I’m pretty lazy about curating my feed, but I do a little. And I never see any porn bots and only rarely any spam accounts. Political stuff, yes, but I don’t mind and it’s not a ton, in fact my feed has a lot more insightful analysis than advocacy. I still get a lot of “breaking news” that I’d otherwise have to be very active on Facebook to get, especially regarding other countries.

I guess that’s just TL;DR: YMMV, but I do think there are a lot of people on X who find it very useful and don’t run into the problems you listed.

As for Elon’s overpayment, I have thought about actually paying for an account, which I never would have done on Old Twitter.

This msy surprise you, but the average person doesn't even know who owns what tech platform. Not Meta or X or Google. They don't care either.

Most don't even know Musk bought Twitter.

To complete this thought, most users of X are siloed too.

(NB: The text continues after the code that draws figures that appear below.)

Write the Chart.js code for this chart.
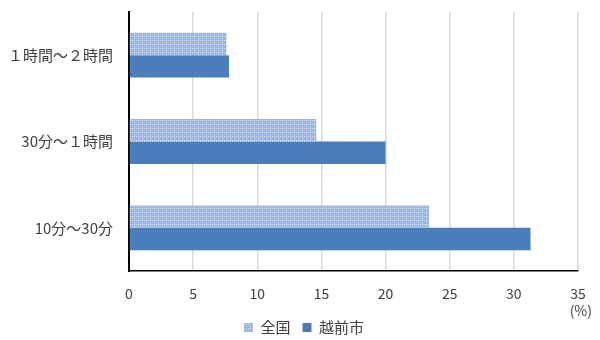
<!DOCTYPE html>
<html>
<head>
<meta charset="utf-8">
<script src="https://cdn.jsdelivr.net/npm/chart.js@4/dist/chart.umd.min.js"></script>
<style>
  html, body { margin: 0; padding: 0; background: #fff; }
  #wrap { width: 600px; height: 340px; }
</style>
</head>
<body>
<div id="wrap"><canvas id="myChart" width="600" height="340"></canvas></div>
<script>
// data
const categories = ['１時間～２時間', '30分～１時間', '10分～30分'];
const zenkoku = [7.6, 14.6, 23.4];
const echizen = [7.8, 20.0, 31.3];
const seriesNames = ['全国', '越前市'];
const xTicks = [0, 5, 10, 15, 20, 25, 30, 35];
const unitLabel = '(%)';

const FONT = "'Noto Sans CJK JP', 'Noto Sans', sans-serif";

// dotted light blue fill for 全国
function dotPattern() {
    var c = document.createElement('canvas');
    c.width = 4;
    c.height = 4;
    var g = c.getContext('2d');
    g.fillStyle = '#9ab6de';
    g.fillRect(0, 0, 4, 4);
    g.fillStyle = '#d4e1f2';
    g.fillRect(0, 0, 1, 1);
    g.fillRect(2, 2, 1, 1);
    g.fillRect(2, 0, 1, 1);
    return g.createPattern(c, 'repeat');
}

// legend sits a bit right of centre in the original
const shiftLegend = {
    id: 'shiftLegend',
    afterLayout: function(chart) {
        if (chart.legend) {
            chart.legend.left += 15;
            chart.legend.right += 15;
        }
    }
};

// the (%) unit hangs past the right end of the axis
const unitText = {
    id: 'unitText',
    afterDraw: function(chart) {
        var x = chart.scales.x;
        var c = chart.ctx;
        c.save();
        c.font = '14px ' + FONT;
        c.fillStyle = '#404040';
        c.textAlign = 'right';
        c.textBaseline = 'middle';
        c.fillText(unitLabel, x.right + 14, x.top + 40);
        c.restore();
    }
};

var ctx = document.getElementById('myChart').getContext('2d');
new Chart(ctx, {
    type: 'bar',
    data: {
        labels: categories,
        datasets: [{
            label: seriesNames[0],
            data: zenkoku,
            backgroundColor: dotPattern(),
            borderWidth: 0
        }, {
            label: seriesNames[1],
            data: echizen,
            backgroundColor: '#4a7ebb',
            borderWidth: 0
        }]
    },
    options: {
        indexAxis: 'y',
        responsive: false,
        animation: false,
        layout: { padding: { top: 12, right: 22, left: 0, bottom: -5 } },
        datasets: { bar: { categoryPercentage: 0.52, barPercentage: 1.0 } },
        scales: {
            x: {
                min: 0,
                max: 35,
                afterBuildTicks: function(scale) {
                    scale.ticks = xTicks.map(function(v) { return { value: v }; });
                },
                afterFit: function(scale) { scale.height = 37; },
                grid: { color: '#d9d9d9', lineWidth: 1.5, drawTicks: false },
                border: { color: '#000', width: 1.5 },
                ticks: { color: '#404040', font: { family: FONT, size: 14 }, padding: 14 }
            },
            y: {
                afterFit: function(scale) {
                    scale.width = 129;
                    scale.paddingTop = 0;
                    scale.paddingBottom = 0;
                },
                grid: { display: false, drawTicks: false },
                border: { color: '#000', width: 2 },
                ticks: { color: '#404040', font: { family: FONT, size: 15 }, padding: 16 }
            }
        },
        plugins: {
            legend: {
                position: 'bottom',
                labels: {
                    boxWidth: 9,
                    boxHeight: 9,
                    padding: 12,
                    color: '#404040',
                    font: { family: FONT, size: 15 }
                }
            },
            tooltip: { enabled: false }
        }
    },
    plugins: [shiftLegend, unitText]
});
</script>
</body>
</html>
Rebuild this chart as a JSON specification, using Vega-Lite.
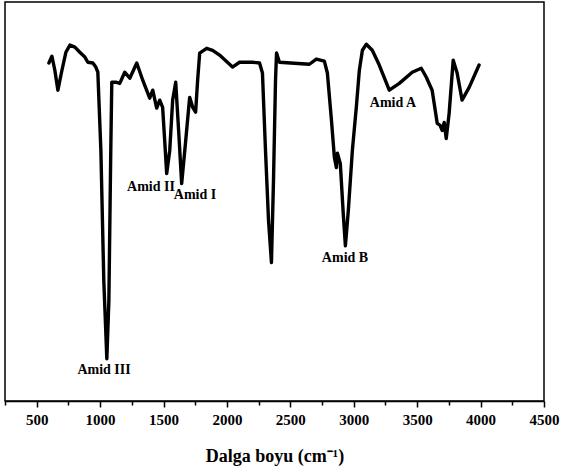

There is no "capture" of the platform, whatever thst means, for them.

I agree that in some circles there may be brand damage,

X exists in other languages than english. it provides insight into non-english speaking places that other platforms owned by elon musk do not.

> where the news happens

It never was, despite what lazy journalists led people to believe.

He did not make X "everything app" but X is still somehow still working, functioning, and somehow adding new features, even if they suck.

Also it made him win an election.

1. Agreed. One of the worst timed purchases of all time.

2. Unfortunately, nothing has truly displaced Twitter. Is Meta even still trying with Threads? I don't see ads, but I have to wonder why any real company would risk advertising on Twitter.

3. Eh. As a casual user, I haven't noticed any difference. For a mostly finished product, there were probably were a bunch of overpaid do-nothings on staff.

4. TSLA stock price seems impervious to reality.